The other day, we were leaving to go visit Julie, Goddess of the Internet and Weston walked in a different room and said, “I need just a little bit more alone time.” Sometimes this means he has to poop…sometimes it just means he’s a little cranky. A few days ago, Weston and Julia were playing with their new castle and weaving elaborate tales of adventure. Julia was holding the prince and princess and said, “He (the prince) is going to kill all of these guys because they need a little alone time.” A little drastic, eh?

I married a hottie.

It was a little chilly and Weston was rubbing his hand on Claire’s sleeve which must have generated some heat because he said, “Mama, you’re hot.” Claire was flattered for a second or two and responded with an emphatic “Thank you!”

Pixar

Jack-Jack

It always warms my heart to hear my kids quoting lines from Pixar movies…here are a few examples:

Weston, this is not about you! -Julia (The Incredibles)

That’s not funny — and I know funny! -Weston (Nemo)

Why are you sleeping? -Weston (Nemo)

He touched the butt! -Weston (Nemo)

King Con

King Con

One of our kids’ favorite pastimes is standing on the window sill and watching the people below on Broadway.

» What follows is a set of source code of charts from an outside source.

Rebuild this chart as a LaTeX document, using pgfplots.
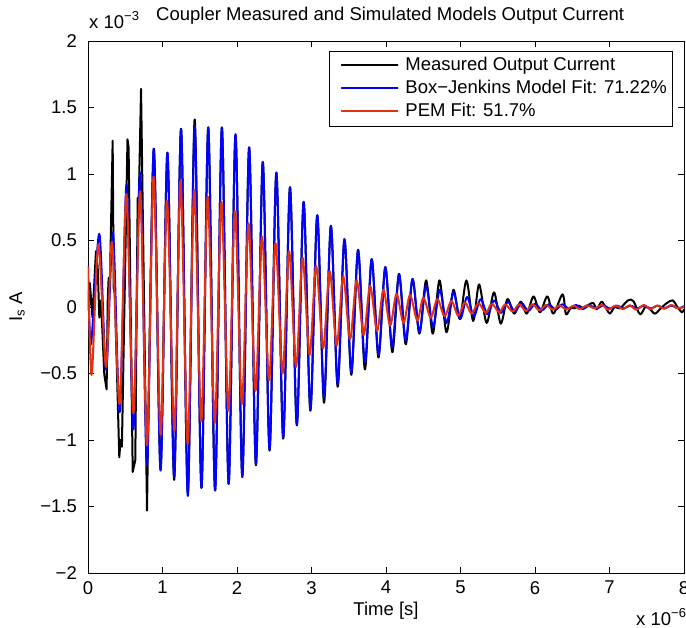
\documentclass[border=0pt]{standalone}
\usepackage{fontspec}
\setmainfont{Liberation Sans}
\usepackage{pgfplots}
\pgfplotsset{compat=1.18}
\definecolor{pemred}{RGB}{228,48,16}
\newcommand{\f}{\fontsize{18.5bp}{21bp}\selectfont}
\begin{document}
\begin{tikzpicture}
\path[use as bounding box] (-88bp,-55bp) rectangle (598bp,573bp);
\begin{axis}[
  at={(0,0)}, anchor=south west,
  scale only axis, width=596bp, height=532bp,
  xmin=0, xmax=8, ymin=-2, ymax=2,
  xtick={0,1,2,3,4,5,6,7,8}, xticklabels={0,1,2,3,4,5,6,7,8},
  ytick={-2,-1.5,-1,-0.5,0,0.5,1,1.5,2},
  yticklabels={−2,−1.5,−1,−0.5,0,0.5,1,1.5,2},
  tick align=inside, major tick length=6bp,
  axis line style={line width=0.8bp},
  every tick/.style={line width=0.8bp, black},
  tick label style={font=\f},
  xticklabel style={inner sep=0pt, yshift=-8bp},
  yticklabel style={inner sep=0pt, xshift=-11bp},
  title={Coupler Measured and Simulated Models Output Current},
  title style={at={(axis description cs:0.507,1)}, anchor=base, yshift=15bp, inner sep=0pt, font=\f},
  xlabel={Time [s]},
  xlabel style={at={(axis description cs:0.5,0)}, anchor=base, yshift=-42bp, inner sep=0pt, font=\f},
  ylabel={I\textsubscript{s} A},
  ylabel style={at={(axis description cs:-0.119,0.5)}, anchor=center, inner sep=0pt, font=\f},
  legend style={at={(1,1)}, anchor=north east, xshift=-12bp, yshift=-10bp, draw=black, fill=white,
    inner xsep=5bp, inner ysep=6bp, row sep=6bp, font=\f,
    nodes={inner sep=0pt, text height=13bp, text depth=4bp, anchor=base west},
    /tikz/every odd column/.append style={column sep=7bp}},
  legend cell align=left,
  legend image code/.code={\path (0bp,0bp); \draw[#1] (7bp,5bp) -- (63bp,5bp);},
  legend image post style={line width=1.6bp},
  every axis plot/.append style={line join=round, line cap=round},
]
\addplot[black, line width=2bp] coordinates {
(0.000,0.12) (0.012,-0.02) (0.025,0.18) (0.060,-0.08) (0.107,0.42) (0.130,0.30) (0.152,-0.08) (0.175,0.05)
(0.219,-0.51) (0.250,-0.62) (0.265,0.05) (0.277,0.22) (0.292,0.12) (0.331,1.25) (0.345,0.14) (0.360,0.10)
(0.420,-1.13) (0.437,-1.00) (0.455,-1.05) (0.530,1.26) (0.545,1.20) (0.600,-1.24) (0.635,-1.15) (0.667,0.82)
(0.680,0.75) (0.712,1.64) (0.792,-1.53)
};
\addplot[black, line width=2bp, smooth, forget plot] coordinates {
(0.792,-1.53) (0.883,1.19) (0.974,-1.22) (1.066,1.16) (1.157,-1.30) (1.249,1.34) (1.340,-1.40) (1.432,1.41)
(1.523,-1.36) (1.614,1.35) (1.706,-1.38) (1.797,1.35) (1.888,-1.33) (1.980,1.29) (2.071,-1.27) (2.163,1.20)
(2.254,-1.19) (2.346,1.09) (2.437,-1.08) (2.528,1.01) (2.620,-0.99) (2.711,0.90) (2.803,-0.89) (2.894,0.79)
(2.985,-0.78) (3.077,0.69) (3.168,-0.72) (3.260,0.61) (3.351,-0.60) (3.442,0.51) (3.534,-0.51) (3.625,0.43)
(3.717,-0.47) (3.808,0.36) (3.899,-0.38) (3.991,0.30) (4.085,-0.34) (4.175,0.245) (4.265,-0.28) (4.356,0.21)
(4.448,-0.20) (4.539,0.20) (4.628,-0.20) (4.718,0.20) (4.812,-0.19) (4.905,0.13) (4.990,-0.09) (5.080,0.20)
(5.170,-0.105) (5.250,0.17) (5.350,-0.12) (5.450,0.11) (5.540,-0.125) (5.630,0.06) (5.720,-0.05) (5.810,0.04)
(5.890,-0.05) (5.980,0.08) (6.067,-0.04) (6.165,0.08) (6.246,-0.05) (6.370,0.095) (6.416,-0.055) (6.480,-0.005)
(6.530,-0.01) (6.590,0.01) (6.650,-0.01) (6.700,0.01) (6.780,0.03) (6.830,-0.015) (6.895,0.04) (6.960,-0.015)
(7.006,-0.05) (7.070,0.0) (7.140,-0.01) (7.250,0.05) (7.320,0.045) (7.410,-0.055) (7.480,0.0) (7.540,-0.015)
(7.610,-0.05) (7.680,-0.015) (7.770,0.03) (7.850,0.05) (7.900,0.01) (7.970,-0.04) (8.000,-0.02)
};
\addplot[blue, line width=2bp, smooth] coordinates {
(0,0.30) (0.040,-0.28)
(0.152,0.55) (0.243,-0.47) (0.335,0.56) (0.426,-0.79) (0.518,0.92) (0.609,-0.92)
(0.700,1.01) (0.792,-1.19) (0.883,1.19) (0.974,-1.23) (1.066,1.16) (1.157,-1.28)
(1.249,1.34) (1.340,-1.42) (1.432,1.36) (1.523,-1.36) (1.614,1.35) (1.706,-1.38)
(1.797,1.35) (1.888,-1.33) (1.980,1.30) (2.071,-1.28) (2.163,1.20) (2.254,-1.18)
(2.346,1.09) (2.437,-1.07) (2.528,1.01) (2.620,-0.98) (2.711,0.90) (2.803,-0.88)
(2.894,0.79) (2.985,-0.77) (3.077,0.69) (3.168,-0.68) (3.260,0.61) (3.351,-0.58)
(3.442,0.51) (3.534,-0.49) (3.625,0.43) (3.717,-0.42) (3.808,0.36) (3.899,-0.36)
(3.991,0.30) (4.082,-0.30) (4.174,0.25) (4.265,-0.25) (4.356,0.21) (4.448,-0.19)
(4.539,0.16) (4.631,-0.15) (4.722,0.13) (4.813,-0.12) (4.905,0.11) (4.996,-0.09)
(5.088,0.075) (5.179,-0.07) (5.270,0.06) (5.362,-0.055) (5.453,0.05) (5.545,-0.045)
(5.636,0.04) (5.727,-0.035) (5.819,0.03) (5.910,-0.03) (6.002,0.025) (6.093,-0.025)
(6.184,0.02) (6.276,-0.02) (6.367,0.02) (6.459,-0.015) (6.550,0.015) (6.641,-0.015)
(6.733,0.012) (6.824,-0.012) (6.916,0.012) (7.007,-0.012) (7.098,0.01) (7.190,-0.01)
(7.281,0.01) (7.373,-0.01) (7.464,0.01) (7.555,-0.01) (7.647,0.01) (7.738,-0.01)
(7.830,0.01) (7.921,-0.01) (8.000,0.005)
};
\addplot[color=pemred, line width=2bp, smooth] coordinates {
(0,0.30) (0.049,-0.51)
(0.139,0.47) (0.242,-0.45) (0.322,0.49) (0.425,-0.73) (0.515,0.85) (0.610,-0.80)
(0.700,0.87) (0.792,-1.04) (0.880,0.98) (0.975,-0.96) (1.060,0.80) (1.160,-0.93)
(1.242,0.95) (1.338,-1.03) (1.425,0.88) (1.520,-0.86) (1.607,0.83) (1.702,-0.87)
(1.790,0.79) (1.885,-0.78) (1.972,0.72) (2.066,-0.73) (2.154,0.63) (2.248,-0.63)
(2.336,0.53) (2.430,-0.55) (2.517,0.48) (2.611,-0.50) (2.699,0.42) (2.793,-0.45)
(2.880,0.37) (2.974,-0.36) (3.062,0.31) (3.156,-0.31) (3.244,0.27) (3.338,-0.29)
(3.425,0.23) (3.518,-0.24) (3.606,0.20) (3.700,-0.21) (3.787,0.16) (3.880,-0.18)
(3.965,0.13) (4.055,-0.14) (4.142,0.10) (4.235,-0.12) (4.322,0.09) (4.420,-0.10)
(4.502,0.07) (4.600,-0.08) (4.690,0.06) (4.785,-0.07) (4.878,0.045) (4.970,-0.065)
(5.058,0.035) (5.150,-0.05) (5.240,0.03) (5.340,-0.045) (5.420,0.025) (5.520,-0.04)
(5.600,0.02) (5.700,-0.035) (5.785,0.02) (5.880,-0.03) (5.965,0.02) (6.060,-0.025)
(6.150,0.015) (6.240,-0.02) (6.330,0.012) (6.420,-0.018) (6.520,0.01) (6.600,-0.015)
(6.700,0.012) (6.800,-0.01) (6.900,0.015) (6.980,-0.02) (7.080,0.01) (7.180,-0.015)
(7.270,0.012) (7.360,-0.02) (7.460,0.015) (7.550,-0.015) (7.640,0.01) (7.730,-0.012)
(7.830,0.015) (7.920,-0.01) (8.000,0.0)
};
\legend{Measured Output Current, Box−Jenkins Model Fit: 71.22\%, PEM Fit: 51.7\%}
\end{axis}
\node[anchor=base west, inner sep=0pt, font=\f] at (1bp,544bp) {x 10\raisebox{8bp}{\fontsize{13bp}{13bp}\selectfont −3}};
\node[anchor=base west, inner sep=0pt, font=\f] at (548bp,-52bp) {x 10\raisebox{8bp}{\fontsize{13bp}{13bp}\selectfont −6}};
\end{tikzpicture}
\end{document}
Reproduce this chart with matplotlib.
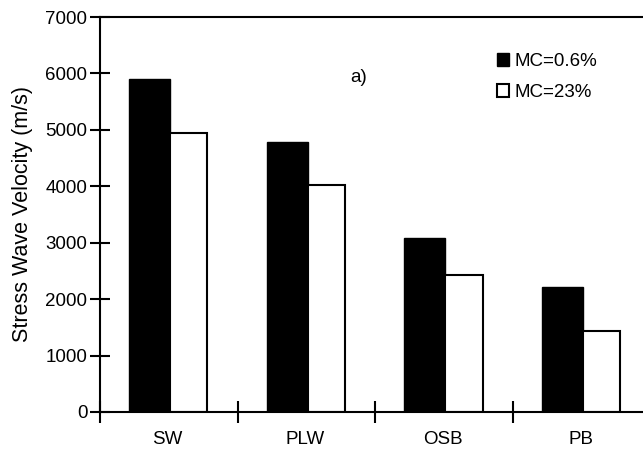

Because of Conrad’s bull-legged stance, unintelligible grunting noises, and constant banging on the window, I told Claire that he looked like King Kong. Weston thought that was funny and said, “His name is Conrad, not King Con.”

Jellyfish

Weston in Georgetown, MA

Claire: “Do you know who was really stung by a jellyfish?”

Julia: “Who??”

Rich: “I was stung by a jellyfish.”

Julia: “Tell us the story, Papa.”

Rich: “Well…”

Weston interrupts: “Once upon a time, Papa got stingeded.”

Rich: “The end.”

Under the Sea

new england aquarium

Despite my pleading, Claire would not let us take the $15 Fung Wah bus to Boston this Thanksgiving. That didn’t stop Julia from throwing up and we had two eruptions on the way. The difference was this time we could pull over and clean ourselves up. Maybe Claire is right about the bus.

We wound up having a great time. One highlight was the New England Aquarium. There we took the kids to their first IMAX experience. We were told the tamest show playing was Deep Sea 3D, but I guess everything is relative. I carefully balanced the 3D glasses on Weston’s nose and watched closely and tried to gauge his reaction. Right after the opening credits a fish swam toward us and Weston let out an extremely impressive scream. I quickly removed the glasses and he calmed down. I kept putting the glasses back on, hoping he’d get used to it. It was like flipping a light switch off and on. If I put the glasses on, he’d scream. If I took them off, he’d be quiet. I felt bad because he could either be frightened or watch blurry patterns move across the screen (The movie is meant to be watched in 3D). Julia, on the other hand, had the time of her life. She was standing and trying to grab the jellyfish that appeared to be swimming in front of her. I imagine she was a quite a nuisance for the lady with poofy white hair who was sitting in front of us. I was worried it was going to be another instance like the hot dog at the Mets game.

Weston enjoyed the aquarium much more than the movie and loved watching the sharks swim by. Julia walked around the aquarium like a jellyfish bobbing up and down. So, Julia is now “Princess Julia Jellyfish” and Weston is “Please-don’t-eat-me-I’m-too-young-to-die Weston.”